* begin *
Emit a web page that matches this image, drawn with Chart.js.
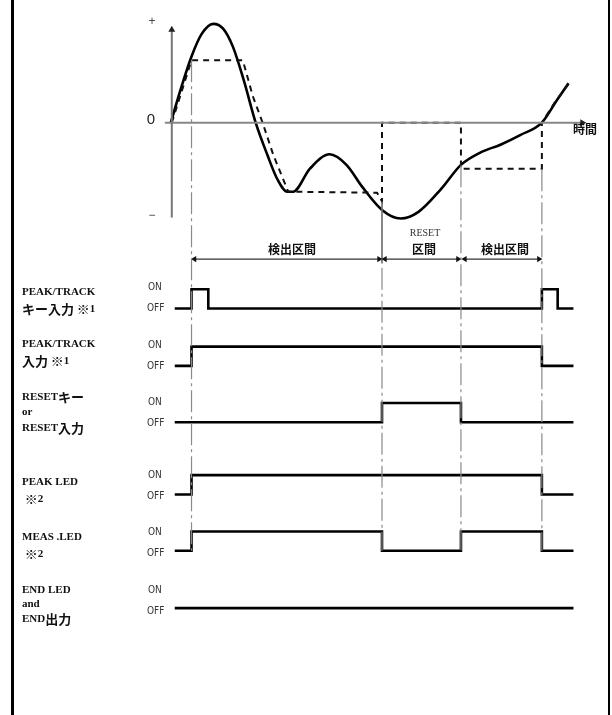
<!DOCTYPE html>
<html><head><meta charset="utf-8">
<script src="https://cdn.jsdelivr.net/npm/chart.js@4"></script>
<style>html,body{margin:0;padding:0;background:#fff}canvas{display:block}</style>
</head><body>
<canvas id="c" width="612" height="715"></canvas>
<script>
// ---------------- data ----------------
// time axis (arbitrary units); events where the timing lines are drawn
const eventTimes = [20, 213, 293, 375];
// measured waveform (solid curve)
const curveT = [-1, 10, 20, 30, 42, 52, 62, 73, 85, 97, 107, 117, 123, 140, 160, 177, 193, 213, 232, 250, 273, 293, 313, 333, 353, 375, 390, 402];
const curveV = [0, 38, 69, 92, 103, 98, 79, 44, 0, -34, -59, -72, -72, -48, -33, -44, -67, -91, -100, -93, -69, -44, -31, -23, -13, 0, 23, 41];
// held value (dashed line)
const holdT = [0, 20, 72, 82, 92, 103, 118, 208, 213, 213, 293, 293, 375, 375, 388, 404];
const holdV = [0, 65, 65, 28, 0, -34, -72, -73, -82, 0, 0, -48, -48, 0, 21, 43];
// interval labels
const intervalLabels = ["検出区間", "区間", "検出区間"];
// digital signals: transition times and levels (0 = OFF, 1 = ON)
const signalLabels = [
  ["PEAK/TRACK", "キー入力 ※1"],
  ["PEAK/TRACK", "入力 ※1"],
  ["RESETキー", "or", "RESET入力"],
  ["PEAK LED", " ※2"],
  ["MEAS .LED", " ※2"],
  ["END LED", "and", "END出力"]
];
const sigPeakKeyT = [3, 20, 37, 375, 391, 407];
const sigPeakKeyL = [0, 1, 0, 1, 0, 0];
const sigPeakInT = [3, 20, 375, 407];
const sigPeakInL = [0, 1, 0, 0];
const sigResetT = [3, 213, 293, 407];
const sigResetL = [0, 1, 0, 0];
const sigPeakLedT = [3, 20, 375, 407];
const sigPeakLedL = [0, 1, 0, 0];
const sigMeasLedT = [3, 20, 213, 293, 375, 407];
const sigMeasLedL = [0, 1, 0, 1, 0, 0];
const sigEndT = [3, 407];
const sigEndL = [0, 0];
const signals = [
  [sigPeakKeyT, sigPeakKeyL], [sigPeakInT, sigPeakInL], [sigResetT, sigResetL],
  [sigPeakLedT, sigPeakLedL], [sigMeasLedT, sigMeasLedL], [sigEndT, sigEndL]
];

// ---------------- layout (pixels) ----------------
const W = 612, H = 715;
const X0 = 170;              // pixel of time 0
const ZERO_Y = 120, PX_PER_UNIT = 0.97;
const laneOffY = [308, 366, 423, 496, 553, 611];
const laneLabelY = [[292, 309], [344, 361], [397, 412, 428], [482, 499], [537, 554], [590, 604, 619]];
const LANE_H = 19.5;
const eventLineTop = [57, 200, 163, 167];
const eventLineBottom = [553, 553, 553, 553];

const pts = (xs, ys) => xs.map((x, i) => ({x, y: ys[i]}));

const scales = {
  x: {type: 'linear', min: -X0, max: W - X0, display: false},
  yPx: {type: 'linear', min: 0, max: H, reverse: true, display: false},
  yW: {type: 'linear', min: -(H - ZERO_Y) / PX_PER_UNIT, max: ZERO_Y / PX_PER_UNIT, display: false}
};
laneOffY.forEach((off, i) => {
  scales['L' + i] = {type: 'linear', min: -(H - off) / LANE_H, max: off / LANE_H, display: false};
});

const datasets = [];
// event (dash-dot) lines
eventTimes.forEach((t, i) => {
  datasets.push({data: [{x: t, y: eventLineTop[i]}, {x: t, y: eventLineBottom[i]}], yAxisID: 'yPx',
    borderColor: '#8a8a8a', borderWidth: 1.2, borderDash: [22, 4, 3, 4], pointRadius: 0, tension: 0});
});
// solid part of RESET boundary
datasets.push({data: [{x: eventTimes[1], y: 200}, {x: eventTimes[1], y: 262}], yAxisID: 'yPx',
  borderColor: '#333', borderWidth: 1.2, pointRadius: 0});
// y axis with arrow
datasets.push({data: [{x: 0, y: 216}, {x: 0, y: 26}], yAxisID: 'yPx', borderColor: '#777', borderWidth: 2,
  pointRadius: [0, 4], pointStyle: 'triangle', pointRotation: 0, pointBackgroundColor: '#222', pointBorderWidth: 0});
// time axis (zero line) with arrow
datasets.push({data: [{x: -7, y: 0}, {x: 416, y: 0}], yAxisID: 'yW', borderColor: '#888', borderWidth: 2,
  pointRadius: [0, 4], pointStyle: 'triangle', pointRotation: 90, pointBackgroundColor: '#222', pointBorderWidth: 0});
// hold line
datasets.push({data: pts(holdT, holdV), yAxisID: 'yW', borderColor: '#111', borderWidth: 2,
  borderDash: [6, 5], pointRadius: 0, tension: 0});
// waveform
datasets.push({data: pts(curveT, curveV), yAxisID: 'yW', borderColor: '#000', borderWidth: 2.6,
  pointRadius: 0, cubicInterpolationMode: 'monotone'});
// interval arrows
const arrowSpans = [[eventTimes[0] + 3, eventTimes[1] - 3], [eventTimes[1] + 3, eventTimes[2] - 3], [eventTimes[2] + 4, eventTimes[3] - 3]];
arrowSpans.forEach(([a, b]) => {
  datasets.push({data: [{x: a, y: 258}, {x: b, y: 258}], yAxisID: 'yPx', borderColor: '#333', borderWidth: 1.3,
    pointRadius: 3.5, pointStyle: 'triangle', pointRotation: [-90, 90], pointBackgroundColor: '#111',
    pointBorderColor: '#111', pointBorderWidth: 0});
});
// signals
signals.forEach(([ts, ls], i) => {
  datasets.push({data: pts(ts, ls), yAxisID: 'L' + i, stepped: 'before', borderColor: '#000',
    borderWidth: 2.6, pointRadius: 0});
});

const LAT = "bold 11px 'Liberation Serif', serif";
const CJK13 = "bold 13px 'Noto Sans CJK JP', sans-serif";
const CJK = "bold 12px 'Noto Sans CJK JP', sans-serif";
const ONOFF = "10px 'Liberation Sans Narrow', 'DejaVu Sans Condensed', sans-serif";

const textPlugin = {
  id: 'texts',
  afterDraw(chart) {
    const ctx = chart.ctx;
    ctx.save();
    ctx.textBaseline = 'middle';
    const put = (s, x, y, font, align, color) => {
      ctx.font = font; ctx.textAlign = align || 'left'; ctx.fillStyle = color || '#111';
      ctx.fillText(s, x, y);
    };
    // mixed Latin / CJK label, drawn run by run
    const putMixed = (s, x, y) => {
      const runs = s.match(/[\u3000-\u9fff\uff00-\uffef\u203b]+|[^\u3000-\u9fff\uff00-\uffef\u203b]+/g) || [];
      ctx.textAlign = 'left'; ctx.fillStyle = '#111';
      let cx = x;
      runs.forEach(r => {
        const cjk = /[\u3000-\u9fff\uff00-\uffef\u203b]/.test(r);
        ctx.font = cjk ? CJK13 : LAT;
        ctx.fillText(r, cx, y + (cjk ? 0 : 0.5));
        cx += ctx.measureText(r).width;
      });
    };
    // frame
    ctx.fillStyle = '#000';
    ctx.fillRect(11, 0, 3, H);
    ctx.fillRect(608, 0, 2, H);
    // axis marks
    put('+', 152, 22, "12px 'Liberation Sans', sans-serif", 'center', '#444');
    put('0', 151, 120, "15px 'Liberation Sans', sans-serif", 'center', '#222');
    put('−', 152, 216, "12px 'Liberation Sans', sans-serif", 'center', '#444');
    put('時間', 573, 129, CJK, 'left', '#111');
    // interval labels
    put(intervalLabels[0], 292, 249, CJK, 'center');
    put('RESET', 425, 233, "10px 'Liberation Serif', serif", 'center', '#333');
    put(intervalLabels[1], 424, 249, CJK, 'center');
    put(intervalLabels[2], 505, 249, CJK, 'center');
    // lane labels
    signalLabels.forEach((lines, i) => {
      lines.forEach((s, j) => putMixed(s, 22, laneLabelY[i][j]));
      const off = laneOffY[i];
      put('ON', 148, off - LANE_H - 1, ONOFF, 'left', '#333');
      put('OFF', 147, off, ONOFF, 'left', '#333');
    });
    ctx.restore();
  }
};

new Chart(document.getElementById('c'), {
  type: 'line',
  data: {datasets},
  options: {
    responsive: false, animation: false,
    layout: {padding: 0},
    scales,
    plugins: {legend: {display: false}, tooltip: {enabled: false}},
    elements: {line: {fill: false}},
  },
  plugins: [textPlugin]
});
</script>
</body></html>
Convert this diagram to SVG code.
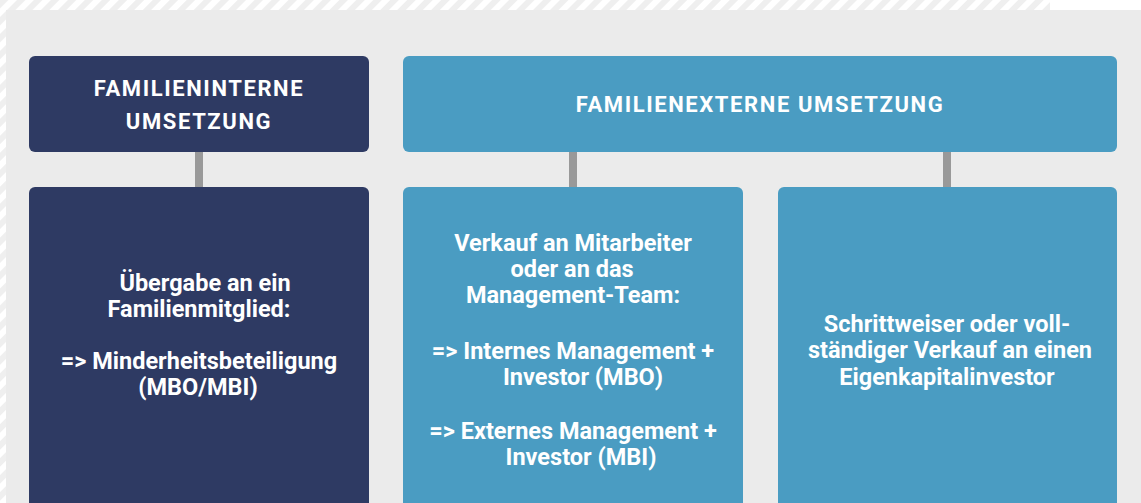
<svg xmlns="http://www.w3.org/2000/svg" width="1141" height="503" viewBox="0 0 1141 503">
  <defs>
    <pattern id="hatch" width="12" height="12" patternUnits="userSpaceOnUse" patternTransform="rotate(45)">
      <rect width="12" height="12" fill="#ffffff"/>
      <rect width="6" height="12" fill="#efefef"/>
    </pattern>
  </defs>
  <style>
    .dark { fill: #2e3a63; }
    .blue { fill: #4a9cc2; }
    .conn { fill: #999999; }
    .hdr { font-family: Roboto, "Liberation Sans", sans-serif; font-weight: 700; font-size: 22px; letter-spacing: 1.6px; fill: #ffffff; text-anchor: middle; }
    .body { font-family: Roboto, "Liberation Sans", sans-serif; font-weight: 700; font-size: 23.5px; fill: #ffffff; text-anchor: middle; }
  </style>
  <rect x="-10" y="-10" width="1060" height="600" rx="4" fill="url(#hatch)"/>
  <rect x="6" y="10" width="1140" height="500" fill="#ebebeb"/>

  <g id="connectors">
    <rect class="conn" x="195" y="150" width="8" height="40"/>
    <rect class="conn" x="569" y="150" width="8" height="40"/>
    <rect class="conn" x="943" y="150" width="8" height="40"/>
  </g>

  <g id="header-intern">
    <rect class="dark" x="29" y="56" width="340" height="96" rx="6"/>
    <text class="hdr" x="199" y="96">FAMILIENINTERNE</text>
    <text class="hdr" x="199" y="129">UMSETZUNG</text>
  </g>

  <g id="header-extern">
    <rect class="blue" x="403" y="56" width="714" height="96" rx="6"/>
    <text class="hdr" x="760" y="112">FAMILIENEXTERNE UMSETZUNG</text>
  </g>

  <g id="box-intern">
    <rect class="dark" x="29" y="187" width="340" height="330" rx="6"/>
    <text class="body" x="205" y="291">Übergabe an ein</text>
    <text class="body" x="199" y="317">Familienmitglied:</text>
    <text class="body" x="199" y="369">=&gt; Minderheitsbeteiligung</text>
    <text class="body" x="198" y="395">(MBO/MBI)</text>
  </g>

  <g id="box-mitarbeiter">
    <rect class="blue" x="403" y="187" width="340" height="330" rx="6"/>
    <text class="body" x="573" y="251">Verkauf an Mitarbeiter</text>
    <text class="body" x="572" y="277">oder an das</text>
    <text class="body" x="573" y="303">Management-Team:</text>
    <text class="body" x="573" y="359">=&gt; Internes Management +</text>
    <text class="body" x="583" y="385">Investor (MBO)</text>
    <text class="body" x="573" y="439">=&gt; Externes Management +</text>
    <text class="body" x="581" y="465">Investor (MBI)</text>
  </g>

  <g id="box-investor">
    <rect class="blue" x="778" y="187" width="339" height="330" rx="6"/>
    <text class="body" x="947" y="332">Schrittweiser oder voll-</text>
    <text class="body" x="950" y="358">ständiger Verkauf an einen</text>
    <text class="body" x="947" y="385">Eigenkapitalinvestor</text>
  </g>
</svg>
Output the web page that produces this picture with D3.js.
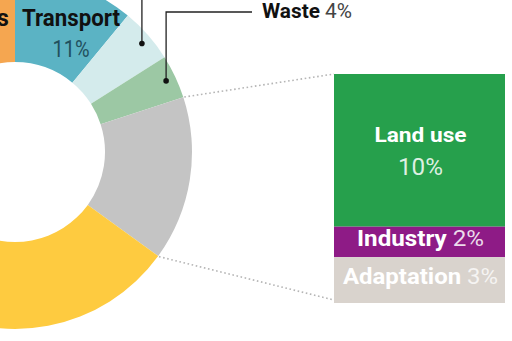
<!DOCTYPE html>
<html>
<head>
<meta charset="utf-8">
<script src="https://cdn.jsdelivr.net/npm/d3@7"></script>
<style>
    body { margin: 0; background: #fff; }
    svg { display: block; }
    text { font-family: Roboto, "Liberation Sans", sans-serif; }
    .bold { font-weight: 700; }
</style>
</head>
<body>
<svg id="chart" width="512" height="341"></svg>
<script>
"use strict";

// ring segments, clockwise from 12 o'clock
var sectors = ["Transport", "Other", "Waste", "Split", "Energy", "Buildings"];
var sectorValues = [11, 5, 4, 15, 48, 17];
var sectorColors = ["#5bb3c4", "#d4ebec", "#9cc8a4", "#c4c4c4", "#fecb40", "#f5a650"];

// breakdown of the grey segment
var parts = ["Land use", "Industry", "Adaptation"];
var partValues = [10, 2, 3];
var partColors = ["#26a04c", "#8e1b86", "#d9d3cd"];

var svg = d3.select("#chart");
var cx = 15, cy = 152;
var rInner = 90, rOuter = 177;

var pie = d3.pie().sort(null).value(function (d) { return d; }).startAngle(0).endAngle(2 * Math.PI);
var arcs = pie(sectorValues);
var arc = d3.arc().innerRadius(rInner).outerRadius(rOuter);

var ring = svg.append("g").attr("transform", "translate(" + cx + "," + cy + ")");
ring.selectAll("path")
    .data(arcs)
    .enter().append("path")
    .attr("d", arc)
    .attr("fill", function (d, i) { return sectorColors[i]; });

function polar(r, a) {
    return [cx + r * Math.sin(a), cy - r * Math.cos(a)];
}

// stacked bar
var barX0 = 334, barX1 = 505;
var y = d3.scaleLinear().domain([0, d3.sum(partValues)]).range([74, 303]);
var stack = [];
var acc = 0;
for (var i = 0; i < partValues.length; i++) {
    stack.push({ name: parts[i], v: partValues[i], y0: acc, y1: acc + partValues[i], color: partColors[i] });
    acc += partValues[i];
}
var barG = svg.append("g");
barG.selectAll("rect")
    .data(stack)
    .enter().append("rect")
    .attr("x", barX0)
    .attr("width", barX1 - barX0)
    .attr("y", function (d) { return y(d.y0); })
    .attr("height", function (d) { return y(d.y1) - y(d.y0); })
    .attr("fill", function (d) { return d.color; });

// dotted connectors from the grey segment to the bar
var split = arcs[3];
var pTop = polar(rOuter + 1, split.startAngle);
var pBot = polar(rOuter + 1, split.endAngle);
svg.append("line")
    .attr("x1", pTop[0]).attr("y1", pTop[1])
    .attr("x2", barX0).attr("y2", y(0))
    .attr("stroke", "#b5b5b5").attr("stroke-width", 1.6).attr("stroke-dasharray", "1.6,2.6");
svg.append("line")
    .attr("x1", pBot[0]).attr("y1", pBot[1])
    .attr("x2", barX0).attr("y2", y(d3.sum(partValues)) - 3)
    .attr("stroke", "#b5b5b5").attr("stroke-width", 1.6).attr("stroke-dasharray", "1.6,2.6");

// leader lines
var dotR = 167;
var other = arcs[1], waste = arcs[2];
var pOther = polar(dotR, (other.startAngle + other.endAngle) / 2 + 0.015);
var pWaste = polar(dotR, (waste.startAngle + waste.endAngle) / 2);
svg.append("path")
    .attr("d", "M" + pOther[0] + "," + pOther[1] + "V-5")
    .attr("fill", "none").attr("stroke", "#222").attr("stroke-width", 1.3);
svg.append("path")
    .attr("d", "M" + pWaste[0] + "," + pWaste[1] + "V12H252")
    .attr("fill", "none").attr("stroke", "#222").attr("stroke-width", 1.3);
svg.selectAll("circle.dot")
    .data([pOther, pWaste])
    .enter().append("circle")
    .attr("class", "dot")
    .attr("cx", function (d) { return d[0]; })
    .attr("cy", function (d) { return d[1]; })
    .attr("r", 2.8)
    .attr("fill", "#111");

// helper: text fitted to the width measured on the reference
function label(x, yy, anchor, size, width, pieces) {
    var t = svg.append("text")
        .attr("x", x).attr("y", yy)
        .attr("text-anchor", anchor)
        .attr("font-size", size)
        .attr("textLength", width)
        .attr("lengthAdjust", "spacingAndGlyphs");
    pieces.forEach(function (p) {
        var s = t.append("tspan").text(p.text).attr("fill", p.fill);
        if (p.bold) s.attr("font-weight", 700);
        if (p.op) s.attr("fill-opacity", p.op);
    });
    return t;
}

// ring labels (the left one is cut by the frame, as in the source)
svg.append("text").attr("class", "bold")
    .attr("x", -3).attr("y", 26).attr("font-size", 23).attr("fill", "#111")
    .text("s");
label(71, 26, "middle", 23, 98, [{ text: sectors[0], fill: "#111", bold: true }]);
label(71, 57, "middle", 23, 37, [{ text: sectorValues[0] + "%", fill: "#22505e" }]);
label(262, 18, "start", 21, 90, [
    { text: sectors[2], fill: "#111", bold: true },
    { text: " " + sectorValues[2] + "%", fill: "#444" }
]);

// bar labels
var mid = (barX0 + barX1) / 2 + 1;
label(mid, 142, "middle", 21, 92, [{ text: parts[0], fill: "#fff", bold: true }]);
label(mid, 175, "middle", 23, 45, [{ text: partValues[0] + "%", fill: "#fff", op: 0.85 }]);
label(mid, 246, "middle", 22, 127, [
    { text: parts[1], fill: "#fff", bold: true },
    { text: " " + partValues[1] + "%", fill: "#fff", op: 0.85 }
]);
label(mid, 284, "middle", 22, 155, [
    { text: parts[2], fill: "#fff", bold: true },
    { text: " " + partValues[2] + "%", fill: "#fff", op: 0.75 }
]);
</script>
</body>
</html>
* end *
TASK BRIEF =
Find the lines above that include the string "with" and copy them.

TASK OUTPUT =
Emit a web page that matches this image, drawn with Chart.js.
// y axis with arrow
// time axis (zero line) with arrow
Output the web page that produces this picture with D3.js.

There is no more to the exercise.